Stored data
• • • • • • •

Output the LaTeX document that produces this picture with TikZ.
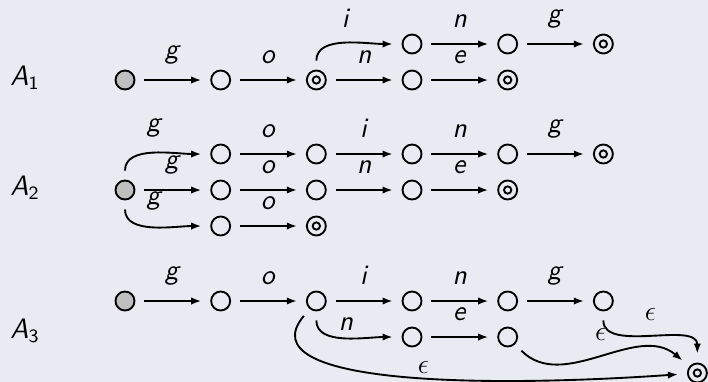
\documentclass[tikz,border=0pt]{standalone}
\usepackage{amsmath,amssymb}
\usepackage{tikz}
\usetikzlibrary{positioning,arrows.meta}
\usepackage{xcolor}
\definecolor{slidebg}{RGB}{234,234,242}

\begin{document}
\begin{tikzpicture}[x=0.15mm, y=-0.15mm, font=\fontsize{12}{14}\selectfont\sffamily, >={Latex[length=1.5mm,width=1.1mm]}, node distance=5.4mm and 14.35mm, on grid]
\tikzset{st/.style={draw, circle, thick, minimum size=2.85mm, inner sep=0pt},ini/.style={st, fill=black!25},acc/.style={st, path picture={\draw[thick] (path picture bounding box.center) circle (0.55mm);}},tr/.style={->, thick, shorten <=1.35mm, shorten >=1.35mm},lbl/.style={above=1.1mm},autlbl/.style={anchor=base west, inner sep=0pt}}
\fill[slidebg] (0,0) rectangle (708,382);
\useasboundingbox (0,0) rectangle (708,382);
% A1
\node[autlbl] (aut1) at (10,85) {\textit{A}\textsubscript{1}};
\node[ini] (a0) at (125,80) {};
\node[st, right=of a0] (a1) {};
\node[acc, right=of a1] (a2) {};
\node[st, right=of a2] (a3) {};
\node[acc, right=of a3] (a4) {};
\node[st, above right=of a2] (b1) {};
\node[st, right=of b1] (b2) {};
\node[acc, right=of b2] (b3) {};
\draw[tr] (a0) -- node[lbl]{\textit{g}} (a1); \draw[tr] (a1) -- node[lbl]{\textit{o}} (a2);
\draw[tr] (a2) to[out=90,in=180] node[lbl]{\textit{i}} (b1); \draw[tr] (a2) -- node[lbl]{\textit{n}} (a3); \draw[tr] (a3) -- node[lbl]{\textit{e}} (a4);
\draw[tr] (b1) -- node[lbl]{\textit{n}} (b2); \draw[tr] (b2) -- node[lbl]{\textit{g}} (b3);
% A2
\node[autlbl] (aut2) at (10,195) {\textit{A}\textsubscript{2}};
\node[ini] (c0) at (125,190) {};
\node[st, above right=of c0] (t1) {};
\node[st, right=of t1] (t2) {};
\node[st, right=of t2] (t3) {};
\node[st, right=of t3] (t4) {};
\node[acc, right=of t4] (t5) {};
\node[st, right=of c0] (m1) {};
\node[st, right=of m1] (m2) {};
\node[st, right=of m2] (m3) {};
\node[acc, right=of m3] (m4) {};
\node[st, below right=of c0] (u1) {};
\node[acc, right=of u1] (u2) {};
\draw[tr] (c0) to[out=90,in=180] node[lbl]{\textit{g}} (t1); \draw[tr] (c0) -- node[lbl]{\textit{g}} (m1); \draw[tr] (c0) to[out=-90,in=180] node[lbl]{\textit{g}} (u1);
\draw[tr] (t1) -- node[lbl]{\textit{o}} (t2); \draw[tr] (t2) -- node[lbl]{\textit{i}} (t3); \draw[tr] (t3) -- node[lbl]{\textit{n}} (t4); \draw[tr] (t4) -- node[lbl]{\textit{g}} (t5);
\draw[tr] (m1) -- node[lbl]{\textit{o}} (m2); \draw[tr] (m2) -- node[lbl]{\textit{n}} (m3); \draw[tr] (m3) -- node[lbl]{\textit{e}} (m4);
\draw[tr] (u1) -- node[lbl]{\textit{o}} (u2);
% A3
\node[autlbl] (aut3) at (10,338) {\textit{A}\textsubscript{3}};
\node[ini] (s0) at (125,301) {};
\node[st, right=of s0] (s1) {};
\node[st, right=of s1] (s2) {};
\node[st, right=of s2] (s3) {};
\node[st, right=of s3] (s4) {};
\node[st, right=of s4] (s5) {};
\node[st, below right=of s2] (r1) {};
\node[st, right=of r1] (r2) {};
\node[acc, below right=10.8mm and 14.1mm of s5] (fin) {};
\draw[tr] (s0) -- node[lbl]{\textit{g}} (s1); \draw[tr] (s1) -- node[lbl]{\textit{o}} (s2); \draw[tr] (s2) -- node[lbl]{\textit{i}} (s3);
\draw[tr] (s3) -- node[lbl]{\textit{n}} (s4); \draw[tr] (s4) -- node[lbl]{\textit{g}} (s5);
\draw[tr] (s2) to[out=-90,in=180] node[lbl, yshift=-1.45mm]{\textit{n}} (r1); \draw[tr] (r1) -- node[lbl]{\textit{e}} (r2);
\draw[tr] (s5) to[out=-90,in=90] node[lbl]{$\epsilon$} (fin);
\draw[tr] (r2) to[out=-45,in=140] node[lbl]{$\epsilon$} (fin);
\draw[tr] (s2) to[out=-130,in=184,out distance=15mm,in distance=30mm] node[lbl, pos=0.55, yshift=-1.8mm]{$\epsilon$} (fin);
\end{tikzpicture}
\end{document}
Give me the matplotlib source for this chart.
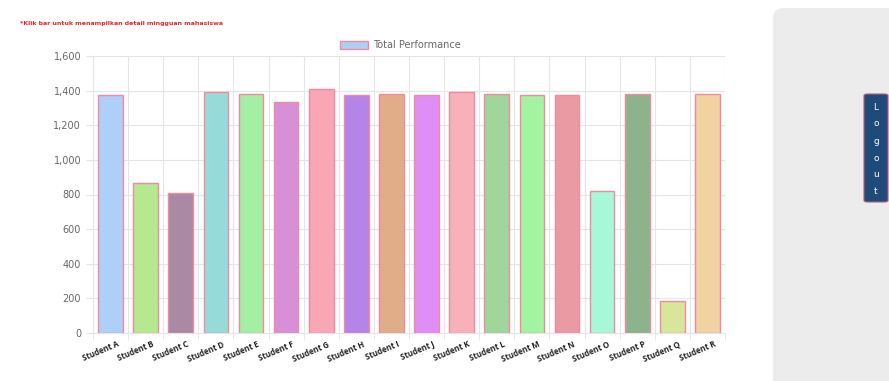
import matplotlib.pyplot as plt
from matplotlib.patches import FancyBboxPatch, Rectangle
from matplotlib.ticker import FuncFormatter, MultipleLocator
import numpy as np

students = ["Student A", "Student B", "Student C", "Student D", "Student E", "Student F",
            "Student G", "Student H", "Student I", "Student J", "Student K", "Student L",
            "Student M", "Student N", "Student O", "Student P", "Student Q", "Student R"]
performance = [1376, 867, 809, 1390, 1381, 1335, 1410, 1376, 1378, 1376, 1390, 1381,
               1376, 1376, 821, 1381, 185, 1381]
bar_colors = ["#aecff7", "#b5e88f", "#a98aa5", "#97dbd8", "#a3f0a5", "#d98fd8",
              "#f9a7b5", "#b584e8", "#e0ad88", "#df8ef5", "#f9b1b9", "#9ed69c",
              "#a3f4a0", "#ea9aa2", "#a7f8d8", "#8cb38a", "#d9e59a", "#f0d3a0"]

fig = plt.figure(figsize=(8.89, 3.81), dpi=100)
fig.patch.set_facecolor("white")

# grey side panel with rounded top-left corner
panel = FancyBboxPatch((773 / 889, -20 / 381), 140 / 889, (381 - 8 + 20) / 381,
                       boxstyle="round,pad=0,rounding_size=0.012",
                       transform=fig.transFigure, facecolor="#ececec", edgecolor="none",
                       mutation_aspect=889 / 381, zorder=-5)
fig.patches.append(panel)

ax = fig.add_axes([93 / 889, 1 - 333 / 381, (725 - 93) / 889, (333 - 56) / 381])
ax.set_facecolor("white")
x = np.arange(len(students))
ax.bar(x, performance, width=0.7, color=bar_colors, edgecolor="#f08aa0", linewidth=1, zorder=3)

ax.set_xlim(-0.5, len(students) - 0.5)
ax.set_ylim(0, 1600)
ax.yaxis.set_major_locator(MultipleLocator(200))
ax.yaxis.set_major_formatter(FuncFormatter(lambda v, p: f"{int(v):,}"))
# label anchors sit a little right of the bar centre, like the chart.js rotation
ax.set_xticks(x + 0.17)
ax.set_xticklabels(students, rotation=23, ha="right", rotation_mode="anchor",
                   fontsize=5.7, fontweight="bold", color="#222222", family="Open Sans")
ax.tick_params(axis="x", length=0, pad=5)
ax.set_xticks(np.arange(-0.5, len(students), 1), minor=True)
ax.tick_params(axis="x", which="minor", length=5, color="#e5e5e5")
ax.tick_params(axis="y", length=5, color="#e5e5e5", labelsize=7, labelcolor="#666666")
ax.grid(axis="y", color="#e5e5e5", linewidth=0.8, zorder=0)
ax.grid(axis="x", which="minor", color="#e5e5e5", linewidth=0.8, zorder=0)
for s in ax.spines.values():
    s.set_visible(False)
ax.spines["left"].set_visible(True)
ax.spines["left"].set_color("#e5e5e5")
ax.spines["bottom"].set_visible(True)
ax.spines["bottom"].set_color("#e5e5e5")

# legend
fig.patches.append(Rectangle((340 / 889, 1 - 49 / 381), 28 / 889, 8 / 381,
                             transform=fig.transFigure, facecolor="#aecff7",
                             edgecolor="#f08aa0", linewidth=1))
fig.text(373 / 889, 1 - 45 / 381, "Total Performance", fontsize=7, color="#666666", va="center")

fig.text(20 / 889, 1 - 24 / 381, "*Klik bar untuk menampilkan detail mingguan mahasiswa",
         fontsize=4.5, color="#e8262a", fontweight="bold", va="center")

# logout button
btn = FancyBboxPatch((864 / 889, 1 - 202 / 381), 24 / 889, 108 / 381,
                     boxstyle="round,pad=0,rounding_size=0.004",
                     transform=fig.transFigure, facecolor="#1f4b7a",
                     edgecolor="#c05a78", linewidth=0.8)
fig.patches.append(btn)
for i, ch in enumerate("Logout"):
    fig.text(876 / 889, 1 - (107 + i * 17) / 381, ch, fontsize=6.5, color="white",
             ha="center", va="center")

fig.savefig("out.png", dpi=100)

• • • • • • •

● To do: Beginning with the line above that contains "Give me the matplotlib source for this chart." and finishing with the line that contains "import numpy as np", print those lines exactly and only. Skip all pictures.

● Answer to this task:
Give me the matplotlib source for this chart.
import matplotlib.pyplot as plt
from matplotlib.patches import FancyBboxPatch, Rectangle
from matplotlib.ticker import FuncFormatter, MultipleLocator
import numpy as np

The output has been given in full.